Cumhurbaşkanı Erdoğan, Türkiye'nin ise Avrupa'daki toplam kapasiteye yaklaşan yoğun bakım yatak sayısı, 1 milyon 100 bini bulan sağlık personeli sayısıyla bu sürecin altından başarıyla kalktığını dile getirerek, şöyle konuştu:
"Hamdolsun ne hastane koridorlarında çaresizce çırpınan insan görüntüleri ne üst üste yığılan cenaze fotoğrafları ne iş yükünün altında yıkılıp kalan sağlık personeli manzaraları yaşadık. Aynı şekilde ülkemizde hastanede tedavi olup evine döndükten sonra tüm malını mülkünü satsa ödeyemeyeceği sağlık faturaları karşısında dehşete düşen insan görüntüleri de olmadı. Çünkü Türkiye dünyada eşine az rastlanır kapsam ve genişlikteki genel sağlık sigortası sistemiyle tüm vatandaşlarına ücretsiz hizmet sunabilen bir ülke haline gelmiştir."

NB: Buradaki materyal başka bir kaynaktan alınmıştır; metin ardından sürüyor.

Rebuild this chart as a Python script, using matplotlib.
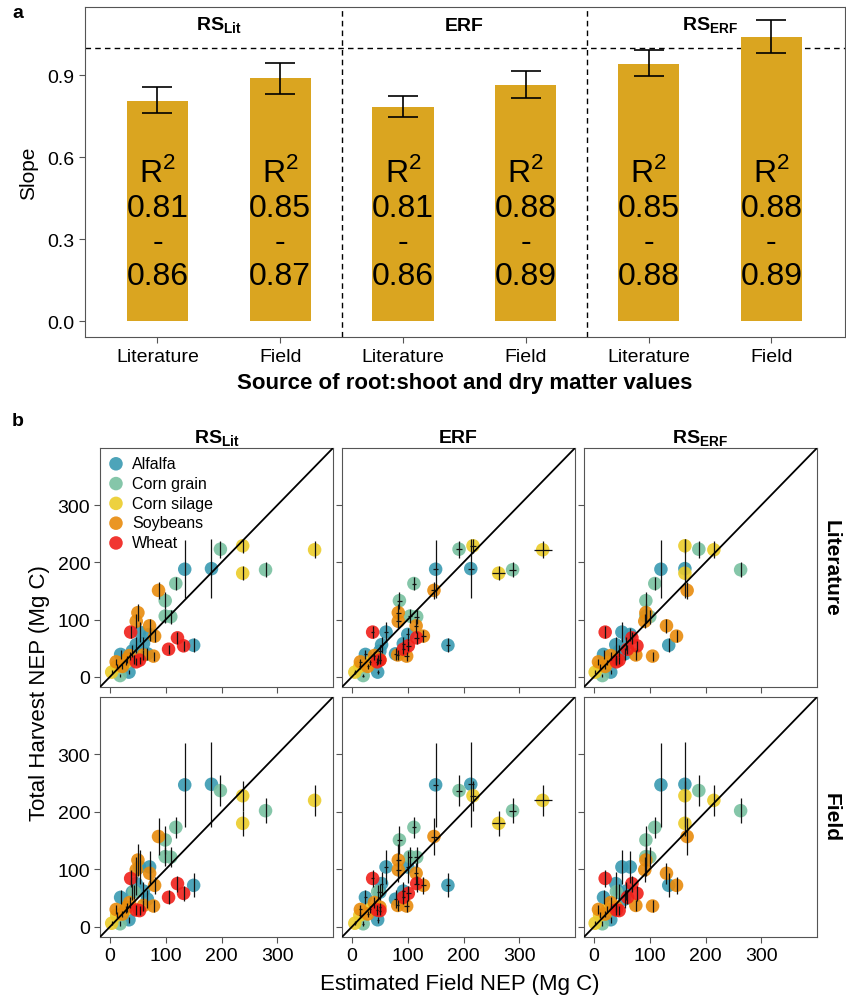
import matplotlib
matplotlib.use("Agg")
import matplotlib.pyplot as plt
import numpy as np

plt.rcParams['font.family'] = ['Liberation Sans Narrow', 'Liberation Sans', 'DejaVu Sans']
plt.rcParams['mathtext.fontset'] = 'custom'
plt.rcParams['mathtext.rm'] = 'Liberation Sans'
plt.rcParams['mathtext.bf'] = 'Liberation Sans:bold'

# ---- panel a data ----
methods = ['RS$_{\\mathbf{Lit}}$', 'ERF', 'RS$_{\\mathbf{ERF}}$']
sources = ['Literature', 'Field', 'Literature', 'Field', 'Literature', 'Field']
slope = [0.805, 0.888, 0.782, 0.865, 0.940, 1.040]
slope_lo = [0.762, 0.830, 0.745, 0.815, 0.895, 0.980]
slope_hi = [0.855, 0.945, 0.822, 0.915, 0.990, 1.100]
r2_lo = ['0.81', '0.85', '0.81', '0.88', '0.85', '0.88']
r2_hi = ['0.86', '0.87', '0.86', '0.89', '0.88', '0.89']

# ---- panel b data ----
crops = ['Alfalfa', 'Corn grain', 'Corn silage', 'Soybeans', 'Wheat']
crop_colors = ['#3A9AB2', '#78C0A0', '#EBCC2A', '#E88B0C', '#F0201A']
crop = (['Alfalfa'] * 11 + ['Corn grain'] * 8 + ['Corn silage'] * 6
        + ['Soybeans'] * 11 + ['Wheat'] * 6)
x_lit = [134, 182, 150, 53, 47, 71, 19, 34, 67, 40, 60,
         198, 279, 118, 99, 99, 109, 18, 43,
         367, 238, 238, 3, 12, 28,
         87, 50, 47, 71, 80, 78, 11, 35, 22, 60, 30,
         37, 121, 132, 105, 47, 53]
x_erf = [150, 213, 172, 61, 53, 100, 24, 46, 78, 50, 92,
         192, 288, 111, 85, 104, 116, 20, 46,
         342, 217, 263, 5, 14, 32,
         147, 83, 83, 115, 128, 98, 15, 40, 28, 82, 50,
         37, 116, 101, 92, 45, 50]
x_rserf = [120, 163, 134, 50, 39, 65, 17, 30, 55, 45, 58,
           188, 263, 109, 93, 93, 100, 15, 40,
           215, 163, 163, 2, 10, 24,
           167, 93, 91, 130, 148, 105, 8, 30, 20, 75, 40,
           20, 68, 77, 60, 40, 45]
y_lit = [188, 189, 55, 78, 56, 74, 39, 8, 40, 45, 58,
         223, 187, 163, 133, 106, 105, 2, 30,
         222, 229, 181, 8, 18, 25,
         151, 112, 97, 89, 71, 36, 26, 37, 18, 38, 30,
         78, 68, 54, 48, 26, 29]
y_field = [247, 248, 72, 104, 75, 104, 51, 12, 48, 60, 62,
           237, 202, 173, 151, 122, 121, 5, 61,
           220, 228, 180, 6, 20, 30,
           157, 116, 99, 93, 72, 36, 30, 42, 22, 37, 34,
           84, 75, 58, 51, 29, 28]
yerr_lit = [51, 51, 12, 18, 14, 12, 8, 4, 10, 10, 12,
            15, 13, 12, 15, 12, 12, 3, 8,
            15, 12, 12, 3, 4, 5,
            15, 15, 12, 12, 10, 8, 5, 7, 4, 8, 6,
            10, 10, 9, 8, 6, 6]
yerr_field = [73, 74, 21, 30, 20, 28, 12, 5, 15, 14, 16,
              27, 22, 18, 25, 17, 17, 4, 12,
              27, 26, 22, 3, 5, 6,
              32, 28, 22, 18, 15, 10, 8, 10, 6, 10, 8,
              15, 14, 13, 12, 8, 8]
xerr_erf = [4, 5, 4, 3, 3, 3, 2, 2, 3, 3, 3,
            6, 7, 4, 4, 4, 4, 2, 2,
            16, 6, 12, 2, 2, 2,
            5, 4, 4, 4, 4, 4, 2, 2, 2, 3, 2,
            3, 4, 4, 3, 2, 2]

W, H = 846, 1004
fig = plt.figure(figsize=(W / 100, H / 100), dpi=100)


def px_axes(l, t, r, b):
    return fig.add_axes([l / W, 1 - b / H, (r - l) / W, (b - t) / H])


spine_col = '#555555'

# ================= panel a =================
ax = px_axes(85, 8, 845, 338)
pos = np.arange(1, 7)
ax.bar(pos, slope, width=0.5, color='#DAA520', zorder=2)
err = [np.array(slope) - np.array(slope_lo), np.array(slope_hi) - np.array(slope)]
ax.errorbar(pos, slope, yerr=err, fmt='none', ecolor='black', capsize=11,
            elinewidth=1.2, capthick=1.2, zorder=3)
ax.axhline(1.0, color='black', ls=(0, (4, 3)), lw=1, zorder=1)
for xv in [2.5, 4.5]:
    ax.axvline(xv, color='black', ls=(0, (4, 3)), lw=1, zorder=1)
for p, lo, hi in zip(pos, r2_lo, r2_hi):
    ax.text(p, 0.545, 'R$^2$', ha='center', va='center', fontsize=23, zorder=4)
    ax.text(p, 0.415, lo, ha='center', va='center', fontsize=23, zorder=4)
    ax.text(p, 0.29, '-', ha='center', va='center', fontsize=23, zorder=4)
    ax.text(p, 0.165, hi, ha='center', va='center', fontsize=23, zorder=4)
for i, m in enumerate(methods):
    ax.text(1.5 + 2 * i, 1.083, m, ha='center', va='center', fontsize=14,
            fontweight='bold')
ax.set_xlim(0.41, 6.6)
ax.set_ylim(-0.0585, 1.149)
ax.set_xticks(pos)
ax.set_xticklabels(sources, fontsize=14)
ax.set_yticks([0.0, 0.3, 0.6, 0.9])
ax.set_yticklabels(['0.0', '0.3', '0.6', '0.9'], fontsize=14)
ax.tick_params(length=4, color=spine_col, pad=4)
ax.set_ylabel('Slope', fontsize=15, labelpad=6)
ax.set_xlabel('Source of root:shoot and dry matter values', fontsize=16,
              fontweight='bold', labelpad=5)
for s in ax.spines.values():
    s.set_color(spine_col)
fig.text(12 / W, 1 - 14 / H, 'a', fontsize=14, fontweight='bold', va='center')

# ================= panel b =================
fig.text(12 / W, 1 - 421 / H, 'b', fontsize=14, fontweight='bold', va='center')
col_px = [(100, 333), (342, 575), (584, 817)]
row_px = [(449, 688), (698, 938)]
x_cols = [x_lit, x_erf, x_rserf]
y_rows = [y_lit, y_field]
yerr_rows = [yerr_lit, yerr_field]
row_names = ['Literature', 'Field']
color_of = dict(zip(crops, crop_colors))
lim = (-18, 400)

for r, (t, b) in enumerate(row_px):
    for c, (l, rr) in enumerate(col_px):
        axb = px_axes(l, t, rr, b)
        xs = np.array(x_cols[c], dtype=float)
        ys = np.array(y_rows[r], dtype=float)
        ye = np.array(yerr_rows[r], dtype=float)
        xe = np.array(xerr_erf, dtype=float) if c == 1 else None
        for cr in crops:
            idx = [i for i, k in enumerate(crop) if k == cr]
            axb.scatter(xs[idx], ys[idx], s=95, color=color_of[cr], alpha=0.9,
                        edgecolors='none', zorder=2, label=cr)
        axb.errorbar(xs, ys, yerr=ye, xerr=xe, fmt='none', ecolor='#111111',
                     elinewidth=0.9, capsize=0, zorder=3)
        axb.plot(lim, lim, color='black', lw=1.3, zorder=4)
        axb.set_xlim(lim)
        axb.set_ylim(lim)
        axb.set_xticks([0, 100, 200, 300])
        axb.set_yticks([0, 100, 200, 300])
        axb.tick_params(length=4, color=spine_col, labelsize=14, pad=3)
        if c != 0:
            axb.set_yticklabels([])
        if r != 1:
            axb.set_xticklabels([])
        for s in axb.spines.values():
            s.set_color(spine_col)
        if r == 0:
            axb.set_title(methods[c], fontsize=14, fontweight='bold', pad=4)
        if c == 2:
            axb.text(1.06, 0.5, row_names[r], transform=axb.transAxes,
                     rotation=270, ha='center', va='center', fontsize=15,
                     fontweight='bold')
        if r == 0 and c == 0:
            axb.legend(loc='upper left', frameon=False, fontsize=11.5,
                       handletextpad=0.5, borderaxespad=0.2,
                       labelspacing=0.3, handlelength=1.0,
                       borderpad=0.3, scatterpoints=1)

fig.text(40 / W, 1 - 693 / H, 'Total Harvest NEP (Mg C)', rotation=90,
         ha='center', va='center', fontsize=16)
fig.text(460 / W, 1 - 985 / H, 'Estimated Field NEP (Mg C)', ha='center',
         va='center', fontsize=16)

fig.savefig('out.png', dpi=100)
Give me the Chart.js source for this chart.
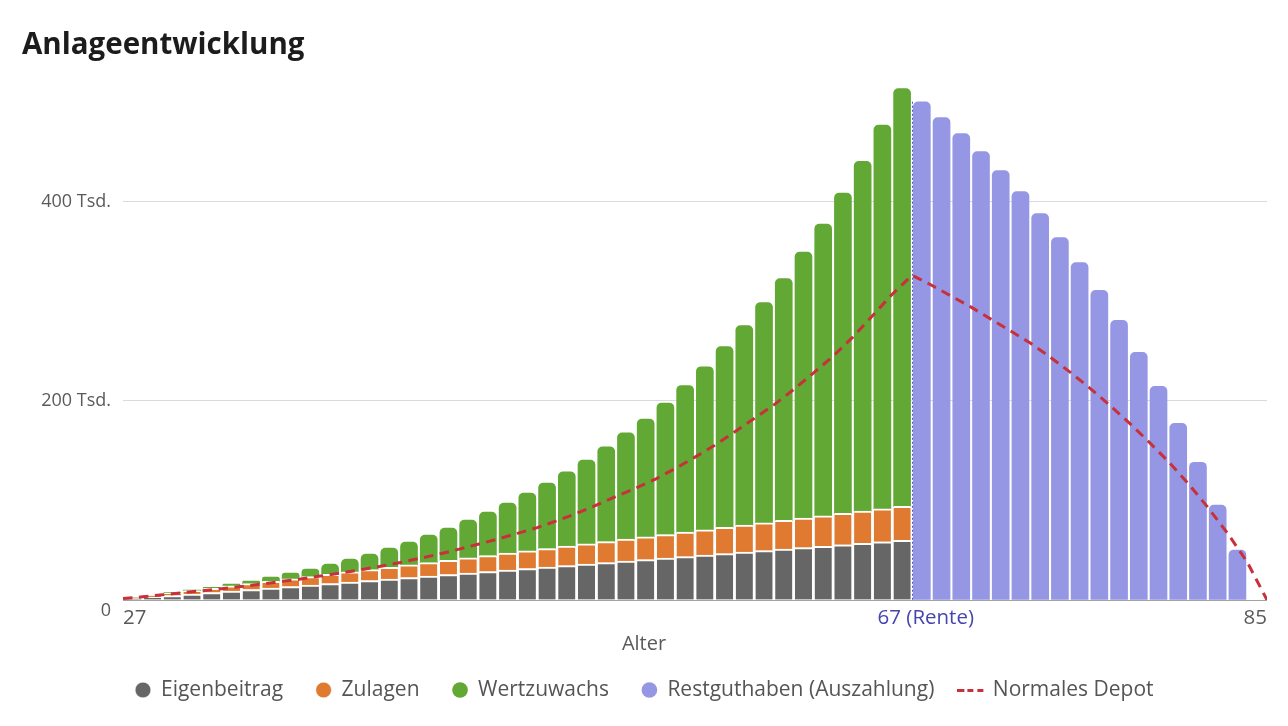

Erdoğan, bunların yanında çok kısa bir sürede İstanbul'da her biri 1008'er yataklı 2 acil durum hastanesi, 2 bin 682 yataklı Başakşehir Çam ve Sakura Şehir Hastanesi, 600 yataklı Okmeydanı Prof. Dr. Cemil Taşcıoğlu Şehir Hastanesi'nin hizmete açıldığını hatırlattı.
Açılışı yapılan bu hastanenin de İstanbul'a ve millete kazandırıldığını dile getiren Erdoğan, "Böylece sağlık alanındaki gücümüzü çok kısa bir sürede, neredeyse pek çok ülkenin toplam kapasitesi oranında artırmış olduk." dedi.
Erdoğan, Kars Barajının açılış töreninden geldiğini ifade ederek, orman varlığını artırmaktan yaygın eğitim ağına kadar her alanda benzer neticeler elde edildiğini, tüm bunların da görmek isteyen gözler, duymak isteyen kulaklar, konuşmak isteyen diller, hissetmek isteyen kalpler için olduğunu vurguladı.
"Kendi ülkesine, kendi halkına kör, sağır, lal ve hissiz olanlara ne yapsak fayda etmez." diyen Erdoğan, milletin getirilen hizmetleri, ülkeye kazandırılan eserleri gördüğü için hep yanlarında yer aldığını kaydetti. Erdoğan, inşallah bundan sonra da eser siyasetine, hizmet siyasetine kesintisiz devam edeceklerini söyledi.